Primordial Avatars make mages question themselves through exploring their own lives, past or present. The purpose is to refine the parts of the mage that serve his higher nature, and work through the parts that don’t. Consider the mage as a child, riding in a car with his family up winding mountain roads; the Avatar could be forcing him to relive a family vacation from his childhood, forcing him to realize that it was his own childish rambunctiousness that led to the wreck that paralyzed and eventually killed his kid sister. Then the mage might be in the hospital room, with his parents at the rehab clinic, and eventually in her assisted living center. He has to accept his guilt and show remorse to win through.

And Questing Avatars involve solving some, well, quest, usually in a rather orderly but new way. These ordeals usually will involve conquering something within the mage, externalizing it so it can be dealt with. Perhaps the bigoted mage finds herself walking the streets of the Warsaw ghetto at the initiation of Krystallnacht, and it is up to her to lead some Jewish women and their children out of the slaughter. Looking back at the troops, the character might see her own face peering out from under the brim of the SS officer’s cap.

Finally, make sure that the Seeking has a definite feel of closure to it. After he mage has been put through these emotional stresses, it’s important to make sure that the character sees a real and tangible symbol of success within the mindscape. He breaks the ribbon and finds himself clutching the Gold Medal while getting a drink at the original party, noticing for the first time that the other guests are not focusing on him after all. The cave opens up onto a ledge and she’s facing a view last seen in another life, gazing out at the Horizon Realm her last self designed. His sister smiles at him in forgiveness as she steps out of the wheelchair, takes a few tentative steps, spreads her wings and flies toward her reward. The children, having been led outside the ghetto, suddenly turn and embrace their savior. Always give the character the feeling that this positive end isn’t a reward; it’s a payment for services rendered, and best of all they were rendered to the character him or herself.
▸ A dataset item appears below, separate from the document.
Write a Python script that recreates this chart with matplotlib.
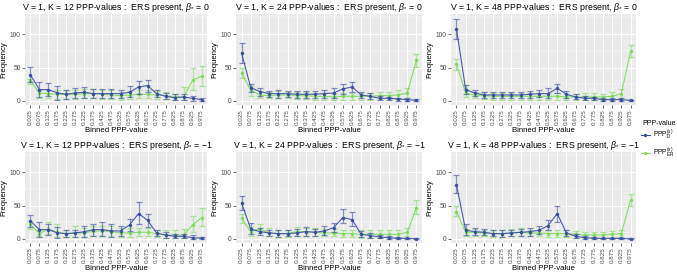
import matplotlib
matplotlib.use("Agg")
import matplotlib.pyplot as plt
from matplotlib.lines import Line2D
import numpy as np

bins = ["0.025","0.075","0.125","0.175","0.225","0.275","0.325","0.375","0.425","0.475",
        "0.525","0.575","0.625","0.675","0.725","0.775","0.825","0.875","0.925","0.975"]

# Panel 1: K=12, beta=0
d1_mean = [39,17,17,12,10,12,13,11,11,11,11,13,21,23,11,7,5,6,4,2]
d1_lo   = [28,6,7,2,3,4,5,4,4,4,4,6,11,14,6,3,1,1,0,0]
d1_hi   = [51,28,27,23,17,19,21,18,18,18,17,22,30,32,17,12,11,11,8,5]
e1_mean = [30,12,11,10,10,10,11,11,10,9,8,9,10,10,9,8,6,6,31,37]
e1_lo   = [25,5,4,3,3,3,4,4,3,3,2,3,4,4,3,3,1,1,16,23]
e1_hi   = [33,17,17,17,16,17,18,18,17,16,14,15,16,16,15,13,11,21,49,53]

# Panel 2: K=24, beta=0
d2_mean = [72,20,14,11,11,11,10,10,10,11,12,18,21,9,7,4,4,3,2,1]
d2_lo   = [57,13,7,6,5,6,5,5,5,4,5,11,14,5,3,1,1,0,0,0]
d2_hi   = [86,25,20,15,16,15,15,15,15,17,19,25,28,13,12,7,6,5,4,3]
e2_mean = [42,16,9,8,9,9,8,8,7,7,6,7,7,7,7,8,8,9,12,61]
e2_lo   = [35,8,4,4,4,4,3,3,2,2,1,2,2,2,2,3,3,3,4,51]
e2_hi   = [49,22,15,13,15,14,13,13,12,12,11,12,12,12,12,14,14,16,19,70]

# Panel 3: K=48, beta=0
d3_mean = [108,17,12,9,9,9,9,9,10,11,11,19,10,6,4,4,2,2,2,1]
d3_lo   = [93,11,7,5,5,5,5,5,5,6,5,12,5,3,2,2,0,0,0,0]
d3_hi   = [123,24,17,14,14,14,14,13,15,16,19,26,15,10,7,6,4,4,4,2]
e3_mean = [55,12,9,8,7,7,7,7,7,7,7,7,6,6,6,6,6,7,11,74]
e3_lo   = [47,6,4,3,2,2,2,2,2,2,2,2,1,1,2,1,1,2,4,65]
e3_hi   = [63,18,14,13,12,12,12,12,12,12,12,12,11,11,12,12,11,13,18,83]

# Panel 4: K=12, beta=-1
d4_mean = [27,14,14,9,8,9,11,14,14,12,12,21,38,28,9,6,4,4,2,1]
d4_lo   = [18,3,6,2,3,3,3,5,4,3,5,12,22,18,5,2,1,1,0,0]
d4_hi   = [36,26,22,18,13,14,20,23,25,22,20,30,56,38,13,10,8,8,6,3]
e4_mean = [22,8,15,10,8,9,9,12,12,11,9,9,10,10,8,6,6,6,21,32]
e4_lo   = [15,4,8,3,3,3,3,5,5,4,3,3,4,4,3,2,1,1,10,20]
e4_hi   = [27,13,25,22,13,20,17,20,20,19,16,16,16,16,14,13,13,15,34,46]

# Panel 5: K=24, beta=-1
d5_mean = [54,15,11,9,8,8,9,11,10,12,17,32,29,7,5,3,2,1,1,0]
d5_lo   = [43,8,6,4,3,4,5,5,5,6,10,24,20,3,2,1,0,0,0,0]
d5_hi   = [64,24,17,14,13,13,15,18,15,19,24,45,41,12,9,6,4,3,2,2]
e5_mean = [31,11,15,9,8,8,11,11,10,9,9,8,8,7,7,7,7,7,10,47]
e5_lo   = [24,4,9,4,3,3,5,5,5,4,4,3,3,2,2,2,2,2,4,37]
e5_hi   = [37,18,22,16,13,14,18,17,16,15,15,14,14,13,13,13,13,13,17,58]

# Panel 6: K=48, beta=-1
d6_mean = [81,13,11,10,8,8,9,10,11,13,20,38,9,4,2,1,1,1,1,0]
d6_lo   = [68,6,6,6,4,3,5,5,5,7,13,25,5,1,0,0,0,0,0,0]
d6_hi   = [96,22,16,15,13,14,14,15,16,19,28,50,14,7,4,3,2,2,2,1]
e6_mean = [41,10,10,9,8,8,9,10,9,9,8,8,8,7,6,6,6,7,8,58]
e6_lo   = [35,5,5,4,3,3,4,4,4,4,3,3,3,2,2,2,2,2,3,49]
e6_hi   = [50,15,15,14,13,13,15,17,14,14,13,13,13,12,11,11,11,12,14,67]

titles = [
    r"V = 1, K = 12 PPP-values :  ERS present, $\beta_{*}$ = 0",
    r"V = 1, K = 24 PPP-values :  ERS present, $\beta_{*}$ = 0",
    r"V = 1, K = 48 PPP-values :  ERS present, $\beta_{*}$ = 0",
    r"V = 1, K = 12 PPP-values :  ERS present, $\beta_{*}$ = $-$1",
    r"V = 1, K = 24 PPP-values :  ERS present, $\beta_{*}$ = $-$1",
    r"V = 1, K = 48 PPP-values :  ERS present, $\beta_{*}$ = $-$1",
]
panels = [
    (d1_mean, d1_lo, d1_hi, e1_mean, e1_lo, e1_hi),
    (d2_mean, d2_lo, d2_hi, e2_mean, e2_lo, e2_hi),
    (d3_mean, d3_lo, d3_hi, e3_mean, e3_lo, e3_hi),
    (d4_mean, d4_lo, d4_hi, e4_mean, e4_lo, e4_hi),
    (d5_mean, d5_lo, d5_hi, e5_mean, e5_lo, e5_hi),
    (d6_mean, d6_lo, d6_hi, e6_mean, e6_lo, e6_hi),
]

blue = "#3A4E9E"
green = "#7EDB5E"

plt.rcParams['font.family'] = ['Liberation Sans', 'DejaVu Sans']
plt.rcParams['mathtext.fontset'] = 'custom'
plt.rcParams['mathtext.rm'] = 'Liberation Sans'
plt.rcParams['mathtext.it'] = 'Liberation Sans:italic'
plt.rcParams['mathtext.bf'] = 'Liberation Sans:bold'

W, H = 677, 273
fig = plt.figure(figsize=(W/100, H/100), dpi=100)

lefts = [25, 236, 451]
widths = [182, 186, 185]
tops = [14, 152]
heights = [91, 91]

x = np.arange(1, len(bins) + 1)

def draw(ax, mean, lo, hi, color, z):
    mean = np.array(mean, float)
    lo = np.array(lo, float)
    hi = np.array(hi, float)
    ax.errorbar(x, mean, yerr=[mean - lo, hi - mean], fmt='none', ecolor=color,
                elinewidth=0.9, capsize=2.5, capthick=0.9, alpha=0.6, zorder=z)
    ax.plot(x, mean, color=color, lw=0.8, marker='o', ms=1.5, alpha=0.9, zorder=z + 1)

for i, (p, t) in enumerate(zip(panels, titles)):
    r, c = divmod(i, 3)
    l = lefts[c] / W
    w = widths[c] / W
    b = 1 - (tops[r] + heights[r]) / H
    h = heights[r] / H
    ax = fig.add_axes([l, b, w, h])
    ax.set_facecolor("#EBEBEB")
    for s in ax.spines.values():
        s.set_visible(False)
    ax.set_xlim(0.4, len(bins) + 0.6)
    ax.set_ylim(-6, 130)
    ax.set_yticks([0, 50, 100])
    ax.set_yticks([25, 75, 125], minor=True)
    ax.set_xticks(x)
    ax.set_xticklabels(bins, rotation=90, fontsize=4.5, color="#4D4D4D")
    ax.tick_params(axis='y', labelsize=4.8, labelcolor="#4D4D4D", length=2, color="#333333", width=0.5, pad=1)
    ax.tick_params(axis='x', length=2, color="#333333", width=0.5, pad=1.2)
    ax.tick_params(axis='y', which='minor', length=0)
    ax.grid(True, which='major', color='white', lw=0.7)
    ax.grid(True, which='minor', axis='y', color='white', lw=0.35)
    ax.set_axisbelow(True)
    dm, dl, dh, em, el, eh = p
    draw(ax, em, el, eh, green, 2)
    draw(ax, dm, dl, dh, blue, 4)
    ax.set_title(t, fontsize=6.3, pad=3)
    ax.set_xlabel("Binned PPP-value", fontsize=5.6, labelpad=1)
    ax.set_ylabel("Frequency", fontsize=5.6, labelpad=2)

# Legend (far right, between rows)
fig.text(642 / W, 1 - 124 / H, "PPP-value", fontsize=5.0, va='center', ha='left')
handles = [
    Line2D([0], [0], color=blue, lw=0.8, marker='o', ms=1.4),
    Line2D([0], [0], color=green, lw=0.8, marker='o', ms=1.4),
]
labels = [r"$\mathrm{PPP}_{\mathrm{D}}^{(s)}$", r"$\mathrm{PPP}_{\mathrm{ER}}^{(s)}$"]
leg = fig.legend(handles, labels, loc='upper left', bbox_to_anchor=(641 / W, 1 - 128 / H),
                 frameon=False, fontsize=4.8, handlelength=1.3, handletextpad=0.5,
                 labelspacing=0.5, borderaxespad=0, borderpad=0)

fig.savefig("out.png", dpi=100)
But what if the mage can’t overcome the obstacle, won’t face the limitation, chooses to ignore the stumbling block? Turn the vision around. The price of a failed Seeking is incalculably painful on the emotional scale, and it’s imperative that you bring that failure to the surface. He loses the race and everyone laughs at him. She panics in the caverns and runs away, then becomes pinned in a narrow tubule, trapped in darkness and unable to move. His sister dies painfully without ever speaking to him again, and his parents disown him. She stares down at the bodies of the children she failed as the Nazis congratulate her on her work. Make it real for the character, so that the next time the mage must face a Seeking it isn’t done easily or lightly.

Further advice can be found in The Bitter Road, a sourcebook for Mage: the Ascension table-top. Chapter 4: A Magical World, especially the boxed text entitled “Going With The Mindless Spirituality”, will provide insights into doing the Seeking up right. There are also hints and suggestions in the core TT rulebook and the Storyteller’s Companion. I heartily recommend all of the above to the serious and dedicated Mage Storyteller.

A final caveat here: there’s a fine line between challenging the beliefs of the character, and offending the beliefs of the player. Seekings can and should get emotionally charged for the character, but make certain that the issue you’re addressing isn’t going to cause emotional harm to the player. Know your players, know their characters, and most importantly know the difference. Do this, and Seekings in your Mage game will be intimate and intense, frightening and moving, and best of all remembered long after the character is retired.